Co-writer/director Henri-Georges Clouzot’s awesome sweaty-palmed, uber-tense, ultra-tough 1953 action thriller established his international reputation. It also turned Yves Montand into a star as a member of the desperate quartet (Montand, Charles Vanel, Folco Lulli and Peter Van Eyck) who are risking their lives by driving two trucks packed with nitro-glycerine over scary and ruinous jungle terrain in South America.
The supplies are urgently needed at a remote oil field and the oil company pays the four men well to deliver the nitro. A dangerous rivalry develops between the two sets of drivers and on these rough roads the slightest jolt could result in death.
Clouzot turns his hard-boiled screenplay into an explosive entertainment and a veritable emotional rollercoaster ride for the audience with a formidable display of technical skill. It maintains its hold remorselessly over the long running time. Clouzot’s and Jéröme Géronimi’s screenplay is based on the novel Le Salaire de la Peur by Georges Arnaud.
The director’s wife Véra Clouzot plays Linda. She also starred in Clouzot’s Les Diaboliques [Diabolique] (1955). She died of a heart attack at 46 in 1960.

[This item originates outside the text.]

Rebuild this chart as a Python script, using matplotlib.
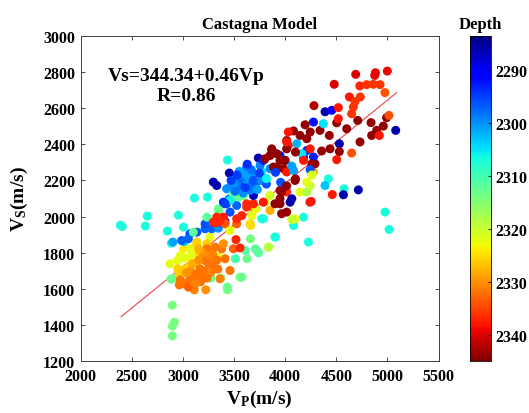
import matplotlib
matplotlib.use("Agg")
import matplotlib.pyplot as plt
import numpy as np

plt.rcParams['font.family'] = ['Liberation Serif', 'DejaVu Serif']
plt.rcParams['font.weight'] = 'bold'
plt.rcParams['mathtext.fontset'] = 'custom'
plt.rcParams['mathtext.rm'] = 'Liberation Serif:bold'
plt.rcParams['mathtext.it'] = 'Liberation Serif:bold'
plt.rcParams['mathtext.bf'] = 'Liberation Serif:bold'

# ---- data: (Vp, Vs, Depth) ----
left_outliers = [(2388,1953,2307),(2407,1945,2307),(2652,2003,2307),(2633,1948,2307),
                 (2848,1920,2307),(2956,2008,2307),(3006,1942,2307),(2887,1853,2307),
                 (3112,2103,2307),(3240,2108,2307),(3436,2313,2307)]
low_green = [(2897,1510,2314),(2917,1416,2314),(2897,1394,2314),(2897,1340,2314),(2883,1654,2313)]
lower_cluster = [
    (2874,1739,2322),(2946,1757,2322),(3011,1772,2322),(3069,1776,2322),(3102,1794,2322),
    (2972,1781,2322),(3266,1887,2322),(3347,1776,2323),(3069,1822,2322),(3006,1822,2324),
    (2965,1683,2326),(2950,1711,2326),(3021,1711,2326),(3069,1729,2326),(3136,1739,2326),
    (3136,1850,2326),(3234,1850,2326),(3167,1794,2326),(3136,1859,2326),
    (2965,1622,2332),(3021,1628,2332),(3069,1656,2332),(3102,1660,2332),(3112,1595,2331),
    (3224,1595,2330),(3200,1674,2332),(3167,1711,2332),(3217,1757,2332),(3265,1776,2331),
    (3234,1822,2332),(3315,1831,2332),(3298,1720,2332),(3363,1656,2331),(3461,1702,2332),
    (3413,1767,2332),(3380,1822,2332),(3396,1850,2330),(3494,1822,2333),
    (3075,1700,2330),(3125,1680,2332),(3174,1640,2332),(3036,1690,2330),(3095,1740,2328),
    (3155,1760,2330),(3214,1700,2332),(3253,1740,2332),(3293,1790,2331),(3332,1760,2332),
    (2976,1650,2332),(3055,1610,2333),(3125,1630,2331),(3234,1660,2332),(3273,1690,2331),
    (3342,1710,2332),(3194,1800,2330),(3155,1820,2328),
    (3519,1873,2337),(3559,1827,2337),
]
green_band = [(3273,1660,2313),(3370,1660,2314),(3559,1665,2314),(3437,1595,2314),
              (3513,1767,2310),(3627,1767,2313),(3611,1813,2311),(3739,1800,2311),
              (3660,1877,2314),(3708,1822,2312),(3840,1831,2318),(3904,1887,2307),
              (3435,1610,2313),(3577,1665,2313),(3722,1813,2312),(3835,1831,2319),
              (2900,1656,2313)]
blue_band = [(2902,1859,2301),(3011,1862,2303),(3069,1905,2296),(3136,1914,2296),
             (3217,1933,2297),(3282,1933,2297),(3053,1877,2297),(3347,1936,2300),
             (3363,1970,2295),(3413,1973,2295),(3461,2025,2296),(3428,2071,2296),
             (3454,2099,2300),(3526,2062,2297),(2988,1868,2297),(3217,1960,2296),
             (3102,1914,2312),(3494,2108,2312),(3542,2108,2312),(3591,2117,2313),
             (3347,2034,2313),(3234,1997,2312),(3347,2043,2313),
             (3331,2172,2286),(3298,2191,2286),(3461,2163,2300),(3559,2172,2293)]
mid_reds = [(3315,1966,2337),(3396,1997,2338),(3347,1970,2337),(3413,1960,2334),
            (3461,1923,2322),(3526,1960,2333),(3624,2071,2337),(3674,2058,2333),
            (3715,2043,2322),(3803,2080,2322),(3852,2034,2328),(3900,2071,2344),
            (3965,2016,2344),(3771,1988,2307),(3663,1951,2325),
            (3787,2080,2338),(3690,2071,2337),(3624,2053,2337),(3576,2006,2337),
            (3526,1988,2337),(3363,1979,2337),(3298,1970,2337),(3331,1997,2337),
            (3852,2117,2321),(3674,2006,2322)]
core = [(3454,2241,2286),(3738,2324,2286),(3690,2117,2287),
        (3582,2247,2306),(3803,2213,2306),(3771,2247,2305),
        (3428,2154,2300),(3542,2200,2298),(3640,2191,2301),(3722,2191,2298),
        (3690,2237,2300),(3624,2274,2298),(3755,2283,2299),(3852,2265,2300),
        (3559,2154,2298),(3657,2145,2299),(3494,2126,2312),(3461,2089,2306),
        (3396,2080,2294),(3413,2071,2295),
        (3500,2180,2300),(3570,2210,2298),(3619,2230,2301),(3668,2170,2298),
        (3728,2150,2301),(3768,2200,2300),(3510,2140,2298),(3590,2130,2300),
        (3668,2260,2298),(3550,2250,2301),(3471,2200,2295),(3530,2230,2295),
        (3609,2160,2295),(3688,2200,2296),(3748,2240,2295),(3817,2180,2296),
        (3629,2290,2294),(3787,2311,2293),(3950,2338,2293),(3999,2311,2292),
        (3852,2338,2344),(3869,2366,2344),(3917,2274,2344),(3983,2265,2344),
        (3950,2145,2344),(3950,2099,2344),
        (4031,2394,2338),(4015,2247,2338),(4015,2136,2337)]
right_mid = [(3787,1988,2307),(3900,1887,2307),(4228,1859,2307),(4180,1997,2307),
             (4082,1951,2307),(4015,2025,2344),(3950,2071,2344),(3965,2136,2344),
             (4048,2080,2286),(4065,2099,2286),(4242,2080,2338),(4097,1988,2322),
             (4146,2136,2322),(4212,2136,2318),(3657,1960,2325),
             (4422,2209,2307),(4390,2172,2303),(4461,2122,2338),(4576,2154,2307),
             (4570,2121,2286),(4716,2148,2286),(4255,2084,2338),(4065,1984,2320),
             (4976,2025,2307),(5016,1929,2307),(4245,2172,2320),(4277,2247,2328)]
upper_band = [(3917,2348,2344),(3885,2274,2344),(3999,2311,2344),(4082,2255,2301),
              (4180,2330,2293),(4292,2292,2344),(4101,2209,2344),(4261,2237,2321),
              (4114,2403,2302),(4015,2421,2344),(4212,2366,2293),(4164,2348,2305),
              (3869,2375,2344),(3803,2320,2344),(3950,2311,2344),(4101,2357,2344),
              (4180,2311,2338),(4277,2330,2293),(4261,2292,2344),(4097,2200,2344),
              (4245,2260,2296),(4261,2230,2321),(4065,2280,2301),(3906,2245,2295),
              (3817,2210,2306),(3956,2190,2296),(4015,2170,2344),(4212,2190,2322),
              (4082,2474,2344),(4146,2449,2344),(4015,2375,2344),(4212,2431,2344),
              (4245,2375,2338),(4195,2508,2344),(4245,2468,2344),(4277,2523,2292),
              (4031,2468,2338),(4015,2413,2338),(4357,2363,2344),(4439,2375,2344),
              (4341,2477,2344),(4432,2449,2344),(4374,2514,2305),(4390,2580,2286),
              (4456,2588,2291),(4504,2519,2344),(4520,2542,2338),(4602,2486,2344),
              (4530,2403,2286),(4530,2360,2344),(4504,2315,2338),(4282,2614,2342),
              (4520,2603,2338),(4650,2352,2334)]
top_right = [(4690,2787,2340),(4883,2796,2339),(4999,2805,2339),(4876,2781,2339),
             (4480,2732,2340),(4730,2723,2337),(4797,2730,2336),(4862,2732,2336),
             (4928,2730,2336),(4976,2686,2334),(4628,2662,2338),(4735,2662,2336),
             (4683,2636,2336),(4667,2606,2336),(4650,2569,2336),
             (4710,2532,2344),(4840,2520,2344),(4992,2547,2344),(5015,2560,2334),
             (4960,2501,2344),(4895,2477,2344),(5081,2477,2286),(4846,2449,2344),
             (4732,2413,2344),(4921,2449,2338)]

fit_intercept = 344.34
fit_slope = 0.46
fit_range = (2395, 5090)
clim = (2283.5, 2345)

groups = [left_outliers, low_green, green_band, lower_cluster, blue_band, mid_reds,
          core, right_mid, upper_band, top_right]
pts = np.array([p for g in groups for p in g], dtype=float)
vp, vs, dep = pts[:, 0], pts[:, 1], pts[:, 2]

fig = plt.figure(figsize=(5.29, 4.14), dpi=100)
ax = fig.add_axes([0.1524, 0.125, 0.6766, 0.786])
xl = np.array(fit_range, dtype=float)
ax.plot(xl, fit_intercept + fit_slope * xl, color='#e8474c', lw=0.8, zorder=1)
sc = ax.scatter(vp, vs, c=dep, cmap='jet', vmin=clim[0], vmax=clim[1], s=42,
                edgecolors='none', zorder=2)

ax.set_xlim(2000, 5500)
ax.set_ylim(1200, 3000)
ax.set_xticks(np.arange(2000, 5501, 500))
ax.set_yticks(np.arange(1200, 3001, 200))
ax.tick_params(direction='in', top=True, right=True, labelsize=11.5, length=3,
               width=0.6, color='#333333')
ax.tick_params(axis='x', pad=5)
ax.tick_params(axis='y', pad=4)
for lab in ax.get_xticklabels() + ax.get_yticklabels():
    lab.set_fontweight('bold')
for sp in ax.spines.values():
    sp.set_linewidth(0.7)
    sp.set_color('#404040')
ax.set_title('Castagna Model', fontsize=12, fontweight='bold', pad=6)
ax.set_xlabel(r'V$_\mathregular{P}$(m/s)', fontsize=14, fontweight='bold', labelpad=3)
ax.set_ylabel(r'V$_\mathregular{S}$(m/s)', fontsize=14, fontweight='bold', labelpad=9)
ax.text(3030, 2725, 'Vs=344.34+0.46Vp\nR=0.86', ha='center', va='center',
        fontsize=14, fontweight='bold', linespacing=1.25)

cax = fig.add_axes([0.888, 0.125, 0.041, 0.786])
cb = fig.colorbar(sc, cax=cax)
cax.set_ylim(clim[1], clim[0])
cb.set_ticks([2290, 2300, 2310, 2320, 2330, 2340])
cax.tick_params(direction='in', labelsize=11.5, length=2, width=0.6, pad=3)
for lab in cax.get_yticklabels():
    lab.set_fontweight('bold')
cb.outline.set_linewidth(0.6)
cax.set_title('Depth', fontsize=12, fontweight='bold', pad=6)

fig.savefig('out.png', dpi=100)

It comes trailing award victories as the winner of the 1953 Grand Prix at Cannes, the 1953 Golden Bear at Berlin and the 1955 British Bafta award for Best Film, but there was no Oscar success.
The full original movie runs 156 minutes but there are various cut versions at 140 minutes, 130 minutes and 105 minutes.
It was remade in 1977 as Sorcerer (aka The Wages of Fear) with Roy Scheider.
Clouzot also made Le Corbeau aka The Raven (1943), banned both by the Nazis and the victorious French forces, and Les Diaboliques [Diabolique] (1955).